• YOUR OBJECTIVE:
Exactly as they appear, output all of the records. Skip any images.

Records from a collection
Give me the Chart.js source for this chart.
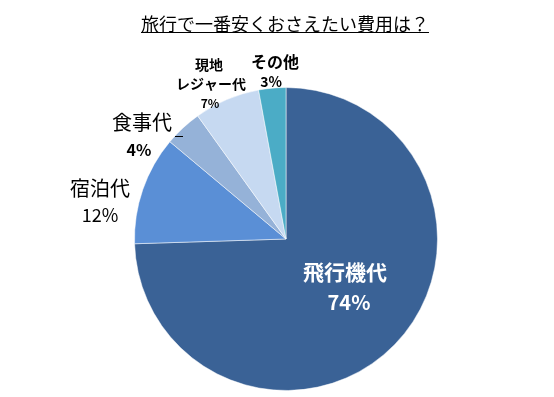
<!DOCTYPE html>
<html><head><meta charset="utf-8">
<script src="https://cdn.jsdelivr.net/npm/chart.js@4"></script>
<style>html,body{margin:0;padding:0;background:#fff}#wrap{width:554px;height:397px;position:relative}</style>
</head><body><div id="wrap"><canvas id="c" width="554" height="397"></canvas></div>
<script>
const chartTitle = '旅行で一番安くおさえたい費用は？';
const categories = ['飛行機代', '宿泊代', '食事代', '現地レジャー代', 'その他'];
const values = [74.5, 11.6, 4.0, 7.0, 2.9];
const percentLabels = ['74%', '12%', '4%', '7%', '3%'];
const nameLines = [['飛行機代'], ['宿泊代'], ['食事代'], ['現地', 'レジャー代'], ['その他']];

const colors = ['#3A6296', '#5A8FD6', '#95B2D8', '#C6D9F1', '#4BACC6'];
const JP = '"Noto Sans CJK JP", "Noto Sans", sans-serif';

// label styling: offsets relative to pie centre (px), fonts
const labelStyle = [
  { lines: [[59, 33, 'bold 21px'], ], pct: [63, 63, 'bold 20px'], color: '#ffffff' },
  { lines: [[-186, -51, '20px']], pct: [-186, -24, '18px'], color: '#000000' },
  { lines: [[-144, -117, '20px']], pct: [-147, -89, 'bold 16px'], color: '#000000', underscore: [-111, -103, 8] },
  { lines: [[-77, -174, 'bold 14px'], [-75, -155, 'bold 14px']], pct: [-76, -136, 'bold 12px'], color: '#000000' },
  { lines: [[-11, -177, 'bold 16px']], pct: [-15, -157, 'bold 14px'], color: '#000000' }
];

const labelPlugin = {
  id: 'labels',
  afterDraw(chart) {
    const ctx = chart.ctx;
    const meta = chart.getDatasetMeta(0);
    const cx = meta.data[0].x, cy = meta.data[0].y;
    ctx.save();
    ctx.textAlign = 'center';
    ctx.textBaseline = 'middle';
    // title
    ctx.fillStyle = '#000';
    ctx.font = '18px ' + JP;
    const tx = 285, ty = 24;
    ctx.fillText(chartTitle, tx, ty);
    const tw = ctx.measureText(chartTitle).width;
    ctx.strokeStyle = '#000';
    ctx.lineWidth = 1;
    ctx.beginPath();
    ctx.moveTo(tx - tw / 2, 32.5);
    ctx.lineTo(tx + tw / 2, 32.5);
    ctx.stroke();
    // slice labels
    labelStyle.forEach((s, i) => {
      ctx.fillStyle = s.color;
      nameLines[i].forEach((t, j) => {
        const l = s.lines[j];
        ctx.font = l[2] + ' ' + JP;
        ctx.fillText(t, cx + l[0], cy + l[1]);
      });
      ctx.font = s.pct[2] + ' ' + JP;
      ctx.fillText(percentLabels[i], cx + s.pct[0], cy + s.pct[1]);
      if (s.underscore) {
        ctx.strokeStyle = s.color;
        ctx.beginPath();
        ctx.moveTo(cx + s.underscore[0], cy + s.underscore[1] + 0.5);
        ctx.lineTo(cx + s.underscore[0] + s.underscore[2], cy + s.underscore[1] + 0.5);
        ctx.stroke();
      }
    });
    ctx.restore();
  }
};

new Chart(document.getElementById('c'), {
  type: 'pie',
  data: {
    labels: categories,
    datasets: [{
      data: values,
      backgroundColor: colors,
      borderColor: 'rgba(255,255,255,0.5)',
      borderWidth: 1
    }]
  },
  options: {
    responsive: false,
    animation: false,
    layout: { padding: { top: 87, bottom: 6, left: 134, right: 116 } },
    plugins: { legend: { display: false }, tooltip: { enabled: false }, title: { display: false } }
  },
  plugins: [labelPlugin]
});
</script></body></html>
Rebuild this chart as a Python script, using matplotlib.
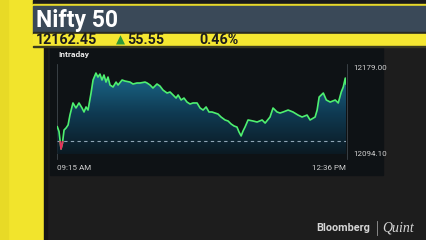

• ANSWER TO THIS TASK:
Give me the Chart.js source for this chart.
<!DOCTYPE html>
<html><head><meta charset="utf-8">
<script src="https://cdn.jsdelivr.net/npm/chart.js@4"></script>
<style>html,body{margin:0;padding:0;background:#fff}#wrap{width:554px;height:397px;position:relative}</style>
</head><body><div id="wrap"><canvas id="c" width="554" height="397"></canvas></div>
<script>
const chartTitle = '旅行で一番安くおさえたい費用は？';
const categories = ['飛行機代', '宿泊代', '食事代', '現地レジャー代', 'その他'];
const values = [74.5, 11.6, 4.0, 7.0, 2.9];
const percentLabels = ['74%', '12%', '4%', '7%', '3%'];
const nameLines = [['飛行機代'], ['宿泊代'], ['食事代'], ['現地', 'レジャー代'], ['その他']];

const colors = ['#3A6296', '#5A8FD6', '#95B2D8', '#C6D9F1', '#4BACC6'];
const JP = '"Noto Sans CJK JP", "Noto Sans", sans-serif';

// label styling: offsets relative to pie centre (px), fonts
const labelStyle = [
  { lines: [[59, 33, 'bold 21px'], ], pct: [63, 63, 'bold 20px'], color: '#ffffff' },
  { lines: [[-186, -51, '20px']], pct: [-186, -24, '18px'], color: '#000000' },
  { lines: [[-144, -117, '20px']], pct: [-147, -89, 'bold 16px'], color: '#000000', underscore: [-111, -103, 8] },
  { lines: [[-77, -174, 'bold 14px'], [-75, -155, 'bold 14px']], pct: [-76, -136, 'bold 12px'], color: '#000000' },
  { lines: [[-11, -177, 'bold 16px']], pct: [-15, -157, 'bold 14px'], color: '#000000' }
];

const labelPlugin = {
  id: 'labels',
  afterDraw(chart) {
    const ctx = chart.ctx;
    const meta = chart.getDatasetMeta(0);
    const cx = meta.data[0].x, cy = meta.data[0].y;
    ctx.save();
    ctx.textAlign = 'center';
    ctx.textBaseline = 'middle';
    // title
    ctx.fillStyle = '#000';
    ctx.font = '18px ' + JP;
    const tx = 285, ty = 24;
    ctx.fillText(chartTitle, tx, ty);
    const tw = ctx.measureText(chartTitle).width;
    ctx.strokeStyle = '#000';
    ctx.lineWidth = 1;
    ctx.beginPath();
    ctx.moveTo(tx - tw / 2, 32.5);
    ctx.lineTo(tx + tw / 2, 32.5);
    ctx.stroke();
    // slice labels
    labelStyle.forEach((s, i) => {
      ctx.fillStyle = s.color;
      nameLines[i].forEach((t, j) => {
        const l = s.lines[j];
        ctx.font = l[2] + ' ' + JP;
        ctx.fillText(t, cx + l[0], cy + l[1]);
      });
      ctx.font = s.pct[2] + ' ' + JP;
      ctx.fillText(percentLabels[i], cx + s.pct[0], cy + s.pct[1]);
      if (s.underscore) {
        ctx.strokeStyle = s.color;
        ctx.beginPath();
        ctx.moveTo(cx + s.underscore[0], cy + s.underscore[1] + 0.5);
        ctx.lineTo(cx + s.underscore[0] + s.underscore[2], cy + s.underscore[1] + 0.5);
        ctx.stroke();
      }
    });
    ctx.restore();
  }
};

new Chart(document.getElementById('c'), {
  type: 'pie',
  data: {
    labels: categories,
    datasets: [{
      data: values,
      backgroundColor: colors,
      borderColor: 'rgba(255,255,255,0.5)',
      borderWidth: 1
    }]
  },
  options: {
    responsive: false,
    animation: false,
    layout: { padding: { top: 87, bottom: 6, left: 134, right: 116 } },
    plugins: { legend: { display: false }, tooltip: { enabled: false }, title: { display: false } }
  },
  plugins: [labelPlugin]
});
</script></body></html>
Rebuild this chart as a Python script, using matplotlib.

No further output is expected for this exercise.